====== Data shown

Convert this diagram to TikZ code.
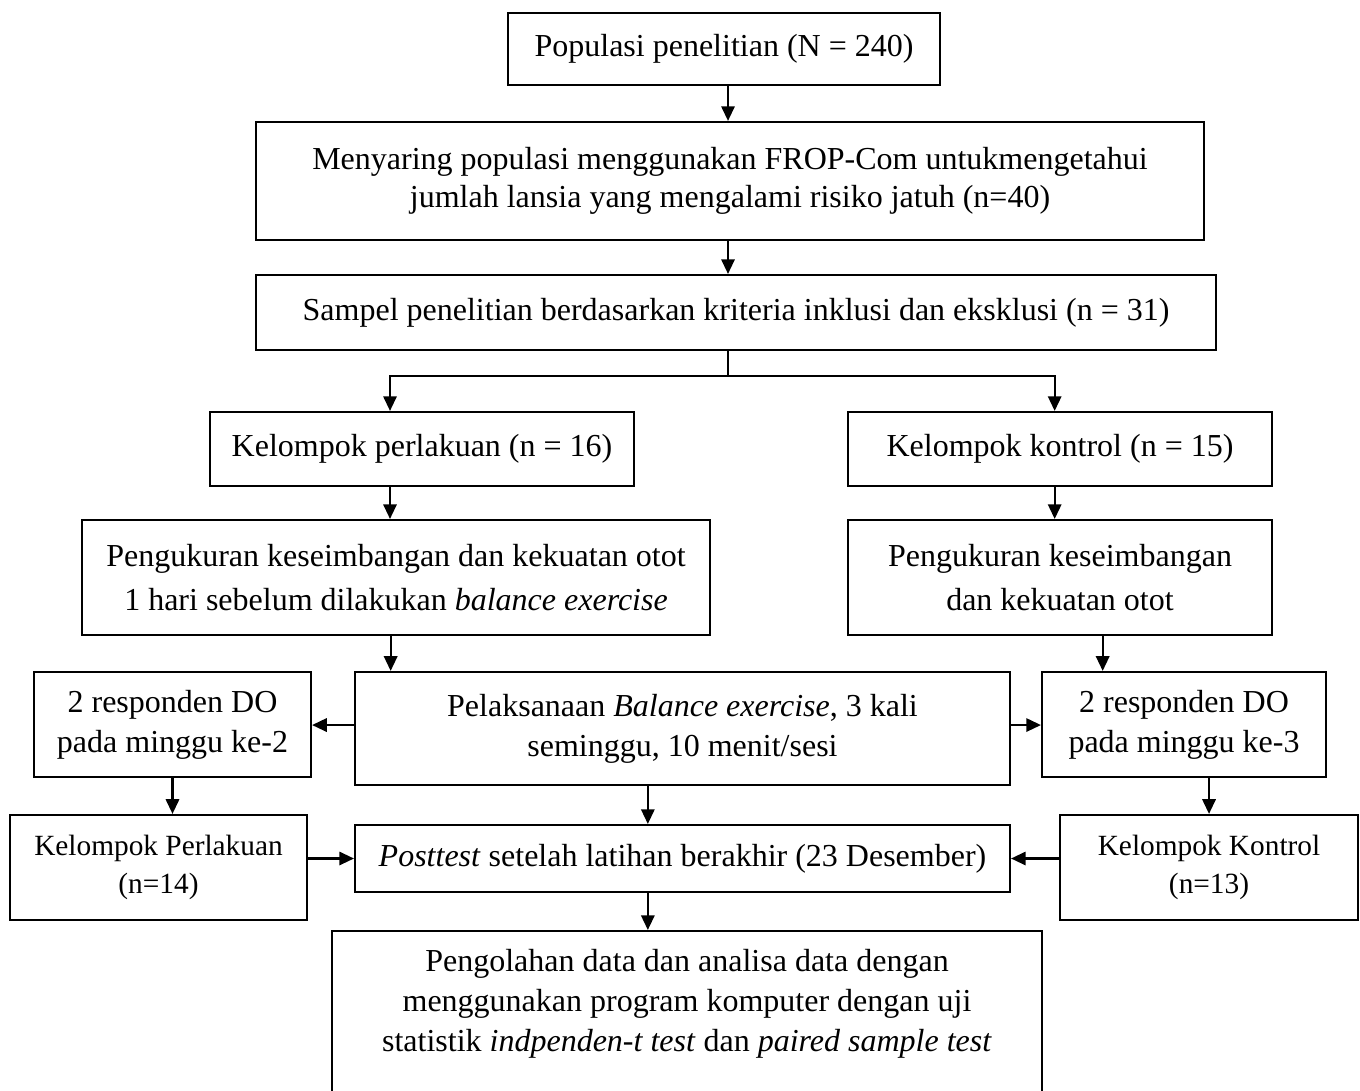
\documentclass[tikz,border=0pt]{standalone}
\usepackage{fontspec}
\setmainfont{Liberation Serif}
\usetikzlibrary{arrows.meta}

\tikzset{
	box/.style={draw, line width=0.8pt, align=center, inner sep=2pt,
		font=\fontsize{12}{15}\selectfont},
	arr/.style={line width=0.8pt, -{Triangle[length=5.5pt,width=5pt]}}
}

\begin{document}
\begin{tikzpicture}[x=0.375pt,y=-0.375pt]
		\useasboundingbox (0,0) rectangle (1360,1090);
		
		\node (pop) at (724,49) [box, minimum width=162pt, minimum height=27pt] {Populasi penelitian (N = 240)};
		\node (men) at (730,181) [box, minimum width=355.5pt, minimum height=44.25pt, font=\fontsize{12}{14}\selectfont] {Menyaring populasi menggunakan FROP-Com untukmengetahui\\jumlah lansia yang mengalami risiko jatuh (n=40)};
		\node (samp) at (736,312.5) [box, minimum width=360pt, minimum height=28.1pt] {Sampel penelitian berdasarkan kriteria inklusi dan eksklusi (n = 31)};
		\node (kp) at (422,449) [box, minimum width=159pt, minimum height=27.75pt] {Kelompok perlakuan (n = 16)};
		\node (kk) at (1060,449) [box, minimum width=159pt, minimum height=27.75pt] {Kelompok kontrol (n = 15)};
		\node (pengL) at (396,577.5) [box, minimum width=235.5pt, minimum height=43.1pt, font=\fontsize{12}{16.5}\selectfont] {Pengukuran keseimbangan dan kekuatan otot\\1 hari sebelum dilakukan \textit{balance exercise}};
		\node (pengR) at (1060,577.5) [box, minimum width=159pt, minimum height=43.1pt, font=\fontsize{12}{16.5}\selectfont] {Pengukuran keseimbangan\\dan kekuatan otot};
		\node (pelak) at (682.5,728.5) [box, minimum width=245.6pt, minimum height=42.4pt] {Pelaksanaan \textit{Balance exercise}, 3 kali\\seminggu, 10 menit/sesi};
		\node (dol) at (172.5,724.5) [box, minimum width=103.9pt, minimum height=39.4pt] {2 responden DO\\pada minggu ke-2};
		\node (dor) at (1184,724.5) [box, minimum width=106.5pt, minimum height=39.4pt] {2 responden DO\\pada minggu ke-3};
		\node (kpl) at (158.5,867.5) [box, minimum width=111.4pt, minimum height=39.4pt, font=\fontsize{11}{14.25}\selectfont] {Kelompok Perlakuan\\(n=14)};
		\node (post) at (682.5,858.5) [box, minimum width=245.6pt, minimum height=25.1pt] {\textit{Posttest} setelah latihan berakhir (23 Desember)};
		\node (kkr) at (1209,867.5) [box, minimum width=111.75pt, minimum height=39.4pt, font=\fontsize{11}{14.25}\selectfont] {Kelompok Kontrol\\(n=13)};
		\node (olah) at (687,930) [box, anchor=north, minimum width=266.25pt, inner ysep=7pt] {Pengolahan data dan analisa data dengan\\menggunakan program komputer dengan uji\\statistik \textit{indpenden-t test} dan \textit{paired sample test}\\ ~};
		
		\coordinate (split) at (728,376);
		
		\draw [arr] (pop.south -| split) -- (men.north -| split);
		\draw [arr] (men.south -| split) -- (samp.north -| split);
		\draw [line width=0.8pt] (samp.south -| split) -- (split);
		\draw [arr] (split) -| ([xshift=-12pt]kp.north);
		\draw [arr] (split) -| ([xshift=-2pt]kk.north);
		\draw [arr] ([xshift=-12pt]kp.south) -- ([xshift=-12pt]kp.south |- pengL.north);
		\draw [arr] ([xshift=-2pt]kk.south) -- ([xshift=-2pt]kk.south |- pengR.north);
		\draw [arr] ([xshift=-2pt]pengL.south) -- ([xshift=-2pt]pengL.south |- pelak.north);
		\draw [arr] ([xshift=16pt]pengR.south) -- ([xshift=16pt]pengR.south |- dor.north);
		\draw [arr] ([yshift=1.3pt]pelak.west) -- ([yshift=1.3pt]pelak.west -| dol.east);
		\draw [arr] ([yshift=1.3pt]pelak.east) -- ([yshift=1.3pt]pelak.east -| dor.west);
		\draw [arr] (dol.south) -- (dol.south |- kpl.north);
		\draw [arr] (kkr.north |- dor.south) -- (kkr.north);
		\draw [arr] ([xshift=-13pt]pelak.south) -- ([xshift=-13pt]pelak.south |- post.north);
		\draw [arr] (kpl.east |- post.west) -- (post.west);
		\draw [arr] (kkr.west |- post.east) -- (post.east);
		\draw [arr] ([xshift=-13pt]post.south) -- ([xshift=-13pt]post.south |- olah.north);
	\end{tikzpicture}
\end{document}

============

### Objective
Without the pictures, return the listing above from its first line through the line that has "(0,0) rectangle (1360,1090);".

### Response
Convert this diagram to TikZ code.
\documentclass[tikz,border=0pt]{standalone}
\usepackage{fontspec}
\setmainfont{Liberation Serif}
\usetikzlibrary{arrows.meta}

\tikzset{
	box/.style={draw, line width=0.8pt, align=center, inner sep=2pt,
		font=\fontsize{12}{15}\selectfont},
	arr/.style={line width=0.8pt, -{Triangle[length=5.5pt,width=5pt]}}
}

\begin{document}
\begin{tikzpicture}[x=0.375pt,y=-0.375pt]
		\useasboundingbox (0,0) rectangle (1360,1090);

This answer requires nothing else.